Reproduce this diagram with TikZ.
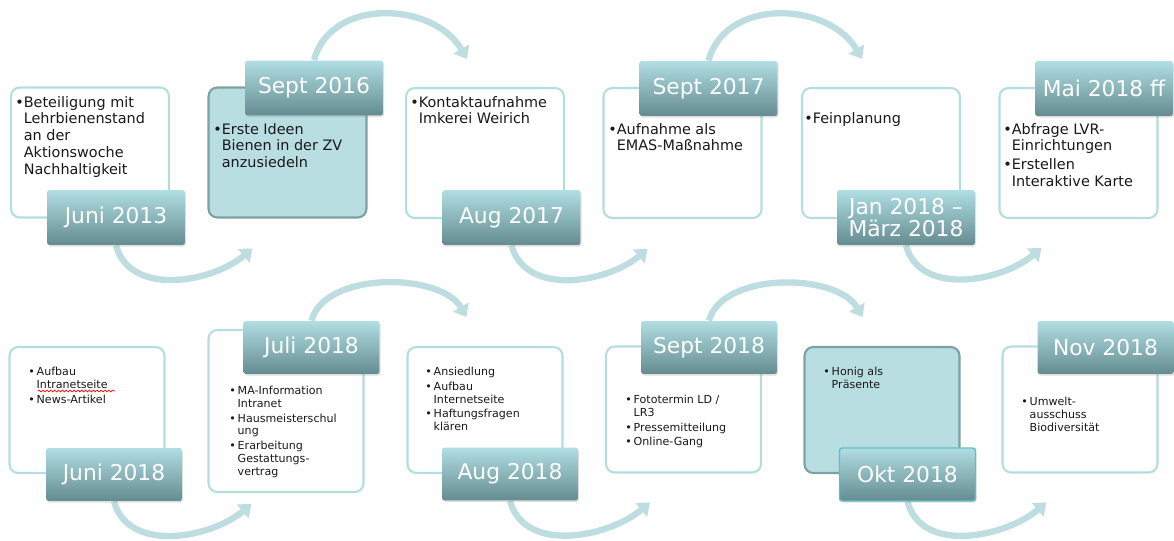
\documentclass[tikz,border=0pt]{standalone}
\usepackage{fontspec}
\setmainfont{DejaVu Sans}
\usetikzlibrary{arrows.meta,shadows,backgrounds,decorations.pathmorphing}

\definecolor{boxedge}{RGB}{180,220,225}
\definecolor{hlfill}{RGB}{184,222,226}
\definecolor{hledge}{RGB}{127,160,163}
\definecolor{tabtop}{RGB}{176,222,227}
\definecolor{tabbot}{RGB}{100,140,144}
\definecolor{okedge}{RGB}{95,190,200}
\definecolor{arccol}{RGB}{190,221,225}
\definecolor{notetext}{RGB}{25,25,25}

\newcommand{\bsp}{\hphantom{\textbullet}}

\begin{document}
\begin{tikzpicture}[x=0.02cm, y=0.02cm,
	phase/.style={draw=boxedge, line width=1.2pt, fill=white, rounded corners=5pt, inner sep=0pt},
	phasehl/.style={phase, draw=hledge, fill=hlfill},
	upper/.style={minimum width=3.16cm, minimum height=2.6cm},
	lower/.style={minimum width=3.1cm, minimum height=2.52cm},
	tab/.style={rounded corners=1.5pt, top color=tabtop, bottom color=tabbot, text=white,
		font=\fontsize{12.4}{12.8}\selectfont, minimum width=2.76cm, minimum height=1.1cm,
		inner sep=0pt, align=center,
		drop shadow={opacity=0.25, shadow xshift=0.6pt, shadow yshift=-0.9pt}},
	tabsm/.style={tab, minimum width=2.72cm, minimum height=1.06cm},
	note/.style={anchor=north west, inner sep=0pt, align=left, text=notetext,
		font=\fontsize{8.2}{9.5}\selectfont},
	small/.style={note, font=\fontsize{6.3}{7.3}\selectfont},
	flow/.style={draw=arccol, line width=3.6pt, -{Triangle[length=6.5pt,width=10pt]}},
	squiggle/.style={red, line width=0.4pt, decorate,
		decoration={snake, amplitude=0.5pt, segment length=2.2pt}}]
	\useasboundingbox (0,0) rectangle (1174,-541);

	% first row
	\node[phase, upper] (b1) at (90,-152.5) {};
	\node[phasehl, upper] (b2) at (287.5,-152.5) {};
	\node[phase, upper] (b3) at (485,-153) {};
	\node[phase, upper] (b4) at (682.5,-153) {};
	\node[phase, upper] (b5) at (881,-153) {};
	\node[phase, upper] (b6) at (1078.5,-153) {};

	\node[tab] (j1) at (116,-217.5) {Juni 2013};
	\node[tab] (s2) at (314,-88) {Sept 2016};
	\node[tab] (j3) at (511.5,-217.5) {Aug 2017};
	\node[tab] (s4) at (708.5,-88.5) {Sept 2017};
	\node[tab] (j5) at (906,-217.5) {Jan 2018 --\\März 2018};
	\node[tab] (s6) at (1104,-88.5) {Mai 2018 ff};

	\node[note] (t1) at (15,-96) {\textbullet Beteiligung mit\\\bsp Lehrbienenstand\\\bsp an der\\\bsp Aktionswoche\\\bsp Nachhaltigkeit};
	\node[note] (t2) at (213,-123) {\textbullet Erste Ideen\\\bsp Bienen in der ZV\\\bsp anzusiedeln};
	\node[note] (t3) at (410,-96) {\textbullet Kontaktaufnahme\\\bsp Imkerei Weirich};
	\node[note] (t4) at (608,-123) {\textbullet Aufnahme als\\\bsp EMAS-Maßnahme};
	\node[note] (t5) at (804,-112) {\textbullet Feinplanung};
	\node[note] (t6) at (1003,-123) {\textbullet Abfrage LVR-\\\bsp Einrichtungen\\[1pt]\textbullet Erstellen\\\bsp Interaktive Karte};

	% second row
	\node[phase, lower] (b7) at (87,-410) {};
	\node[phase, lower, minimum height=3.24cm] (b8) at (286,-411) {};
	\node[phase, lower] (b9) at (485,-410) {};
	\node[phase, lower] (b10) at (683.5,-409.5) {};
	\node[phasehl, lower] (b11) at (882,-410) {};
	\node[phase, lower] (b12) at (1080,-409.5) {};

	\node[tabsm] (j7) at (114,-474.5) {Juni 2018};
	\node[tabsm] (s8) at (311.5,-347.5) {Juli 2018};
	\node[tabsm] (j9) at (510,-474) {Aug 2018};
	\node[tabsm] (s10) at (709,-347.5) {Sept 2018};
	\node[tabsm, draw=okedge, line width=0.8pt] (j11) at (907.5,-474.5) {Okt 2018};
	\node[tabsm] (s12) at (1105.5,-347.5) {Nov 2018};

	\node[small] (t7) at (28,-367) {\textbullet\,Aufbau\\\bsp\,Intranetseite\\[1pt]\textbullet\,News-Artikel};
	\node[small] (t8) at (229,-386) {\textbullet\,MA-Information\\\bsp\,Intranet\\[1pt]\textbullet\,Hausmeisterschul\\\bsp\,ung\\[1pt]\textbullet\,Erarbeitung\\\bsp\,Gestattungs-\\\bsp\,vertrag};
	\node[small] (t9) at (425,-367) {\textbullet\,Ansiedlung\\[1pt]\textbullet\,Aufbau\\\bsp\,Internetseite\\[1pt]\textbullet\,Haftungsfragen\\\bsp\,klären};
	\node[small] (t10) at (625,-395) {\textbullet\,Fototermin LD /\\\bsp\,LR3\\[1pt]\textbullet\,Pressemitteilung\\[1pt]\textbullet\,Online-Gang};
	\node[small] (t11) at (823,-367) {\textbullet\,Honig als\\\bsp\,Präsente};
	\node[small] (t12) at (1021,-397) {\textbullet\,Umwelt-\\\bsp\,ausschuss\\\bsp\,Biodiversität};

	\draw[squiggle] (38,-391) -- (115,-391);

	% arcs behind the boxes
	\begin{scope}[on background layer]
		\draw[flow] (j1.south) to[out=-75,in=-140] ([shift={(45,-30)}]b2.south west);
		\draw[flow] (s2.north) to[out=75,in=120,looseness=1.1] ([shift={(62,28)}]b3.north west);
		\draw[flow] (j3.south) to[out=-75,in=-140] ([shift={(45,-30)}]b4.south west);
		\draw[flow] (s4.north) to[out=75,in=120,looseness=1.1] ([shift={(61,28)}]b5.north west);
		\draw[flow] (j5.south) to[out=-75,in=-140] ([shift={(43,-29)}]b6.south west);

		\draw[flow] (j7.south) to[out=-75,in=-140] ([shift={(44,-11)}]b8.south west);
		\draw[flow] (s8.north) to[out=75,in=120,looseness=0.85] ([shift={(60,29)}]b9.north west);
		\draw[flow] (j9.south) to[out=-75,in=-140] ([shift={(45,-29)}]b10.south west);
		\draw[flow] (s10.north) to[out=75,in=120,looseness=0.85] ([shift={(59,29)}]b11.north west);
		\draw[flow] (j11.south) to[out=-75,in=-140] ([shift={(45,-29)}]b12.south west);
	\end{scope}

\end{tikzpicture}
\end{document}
# # # # #
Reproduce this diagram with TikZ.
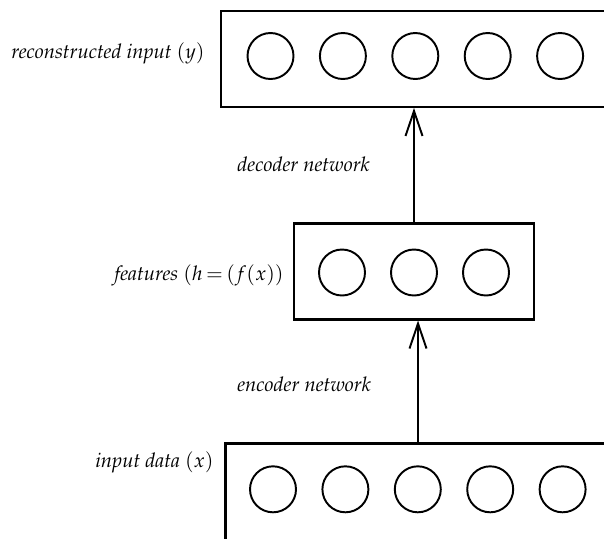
# # # # #
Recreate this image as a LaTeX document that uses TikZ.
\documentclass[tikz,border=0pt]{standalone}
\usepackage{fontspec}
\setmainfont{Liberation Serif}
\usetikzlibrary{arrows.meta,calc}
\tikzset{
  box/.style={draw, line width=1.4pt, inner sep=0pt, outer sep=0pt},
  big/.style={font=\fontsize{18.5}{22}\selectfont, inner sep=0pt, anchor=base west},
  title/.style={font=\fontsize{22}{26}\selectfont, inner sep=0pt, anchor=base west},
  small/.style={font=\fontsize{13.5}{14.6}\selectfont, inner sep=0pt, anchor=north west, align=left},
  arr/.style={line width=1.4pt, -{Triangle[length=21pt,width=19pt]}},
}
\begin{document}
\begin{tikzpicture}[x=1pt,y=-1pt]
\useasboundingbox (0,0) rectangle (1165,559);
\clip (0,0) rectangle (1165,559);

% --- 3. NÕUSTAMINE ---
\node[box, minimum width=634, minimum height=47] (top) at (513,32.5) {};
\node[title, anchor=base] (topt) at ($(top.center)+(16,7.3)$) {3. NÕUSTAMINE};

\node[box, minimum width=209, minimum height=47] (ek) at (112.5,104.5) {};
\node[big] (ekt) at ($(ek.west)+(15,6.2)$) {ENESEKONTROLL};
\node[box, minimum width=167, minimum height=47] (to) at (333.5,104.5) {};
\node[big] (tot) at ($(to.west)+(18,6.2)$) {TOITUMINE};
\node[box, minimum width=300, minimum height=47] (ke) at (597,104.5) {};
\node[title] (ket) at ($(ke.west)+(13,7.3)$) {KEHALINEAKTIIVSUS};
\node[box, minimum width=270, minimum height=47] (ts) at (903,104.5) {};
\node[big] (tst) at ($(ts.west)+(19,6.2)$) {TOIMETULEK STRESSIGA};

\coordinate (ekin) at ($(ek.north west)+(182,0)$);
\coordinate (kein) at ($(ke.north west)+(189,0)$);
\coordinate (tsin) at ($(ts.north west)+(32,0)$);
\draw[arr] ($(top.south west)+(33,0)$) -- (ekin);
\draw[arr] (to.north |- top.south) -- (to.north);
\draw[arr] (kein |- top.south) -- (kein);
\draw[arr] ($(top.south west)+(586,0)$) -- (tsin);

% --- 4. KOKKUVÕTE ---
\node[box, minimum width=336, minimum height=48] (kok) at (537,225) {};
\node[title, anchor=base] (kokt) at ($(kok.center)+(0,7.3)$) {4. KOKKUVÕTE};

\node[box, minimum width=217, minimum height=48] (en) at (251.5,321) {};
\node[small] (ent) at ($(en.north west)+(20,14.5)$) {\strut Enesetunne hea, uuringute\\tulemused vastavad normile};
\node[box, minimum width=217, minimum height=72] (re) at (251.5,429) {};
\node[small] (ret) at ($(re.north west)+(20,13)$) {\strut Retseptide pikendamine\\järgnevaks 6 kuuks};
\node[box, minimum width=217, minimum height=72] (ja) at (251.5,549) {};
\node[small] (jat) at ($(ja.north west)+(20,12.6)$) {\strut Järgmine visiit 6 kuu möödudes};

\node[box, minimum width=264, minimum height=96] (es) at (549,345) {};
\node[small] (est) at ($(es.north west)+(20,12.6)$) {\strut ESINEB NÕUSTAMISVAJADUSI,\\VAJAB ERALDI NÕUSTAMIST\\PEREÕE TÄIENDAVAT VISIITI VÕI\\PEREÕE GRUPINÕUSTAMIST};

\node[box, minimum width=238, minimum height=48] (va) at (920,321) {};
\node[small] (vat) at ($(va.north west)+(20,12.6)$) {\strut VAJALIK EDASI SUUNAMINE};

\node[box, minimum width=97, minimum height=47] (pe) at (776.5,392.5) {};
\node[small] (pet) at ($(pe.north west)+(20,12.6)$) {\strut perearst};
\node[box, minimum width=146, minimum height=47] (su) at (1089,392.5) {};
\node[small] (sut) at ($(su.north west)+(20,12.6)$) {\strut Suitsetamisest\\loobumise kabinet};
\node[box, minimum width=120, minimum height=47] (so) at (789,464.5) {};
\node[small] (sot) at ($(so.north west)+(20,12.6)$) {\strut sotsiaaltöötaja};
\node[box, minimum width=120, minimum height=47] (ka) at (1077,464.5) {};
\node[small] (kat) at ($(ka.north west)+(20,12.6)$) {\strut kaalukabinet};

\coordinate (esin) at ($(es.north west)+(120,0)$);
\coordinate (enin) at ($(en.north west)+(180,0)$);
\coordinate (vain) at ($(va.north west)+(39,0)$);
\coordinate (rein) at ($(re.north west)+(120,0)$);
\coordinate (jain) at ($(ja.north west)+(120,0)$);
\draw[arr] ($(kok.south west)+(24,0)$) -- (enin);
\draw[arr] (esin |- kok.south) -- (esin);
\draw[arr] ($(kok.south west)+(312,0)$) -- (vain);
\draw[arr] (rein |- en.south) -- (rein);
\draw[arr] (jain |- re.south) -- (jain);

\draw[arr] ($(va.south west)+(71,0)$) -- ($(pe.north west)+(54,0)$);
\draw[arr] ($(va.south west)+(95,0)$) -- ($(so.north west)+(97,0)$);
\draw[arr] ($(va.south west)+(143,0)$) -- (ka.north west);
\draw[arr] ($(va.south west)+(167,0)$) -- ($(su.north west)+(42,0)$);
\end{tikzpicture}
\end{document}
# # # # #
## REQUIRED WORK:
In the data above, find the line that contains "Recreate this image" and the line that contains "anchor=base] (topt) at". Repeat exactly those lines and every line between them, and only those.

## TASK OUTPUT:
Recreate this image as a LaTeX document that uses TikZ.
\documentclass[tikz,border=0pt]{standalone}
\usepackage{fontspec}
\setmainfont{Liberation Serif}
\usetikzlibrary{arrows.meta,calc}
\tikzset{
  box/.style={draw, line width=1.4pt, inner sep=0pt, outer sep=0pt},
  big/.style={font=\fontsize{18.5}{22}\selectfont, inner sep=0pt, anchor=base west},
  title/.style={font=\fontsize{22}{26}\selectfont, inner sep=0pt, anchor=base west},
  small/.style={font=\fontsize{13.5}{14.6}\selectfont, inner sep=0pt, anchor=north west, align=left},
  arr/.style={line width=1.4pt, -{Triangle[length=21pt,width=19pt]}},
}
\begin{document}
\begin{tikzpicture}[x=1pt,y=-1pt]
\useasboundingbox (0,0) rectangle (1165,559);
\clip (0,0) rectangle (1165,559);

% --- 3. NÕUSTAMINE ---
\node[box, minimum width=634, minimum height=47] (top) at (513,32.5) {};
\node[title, anchor=base] (topt) at ($(top.center)+(16,7.3)$) {3. NÕUSTAMINE};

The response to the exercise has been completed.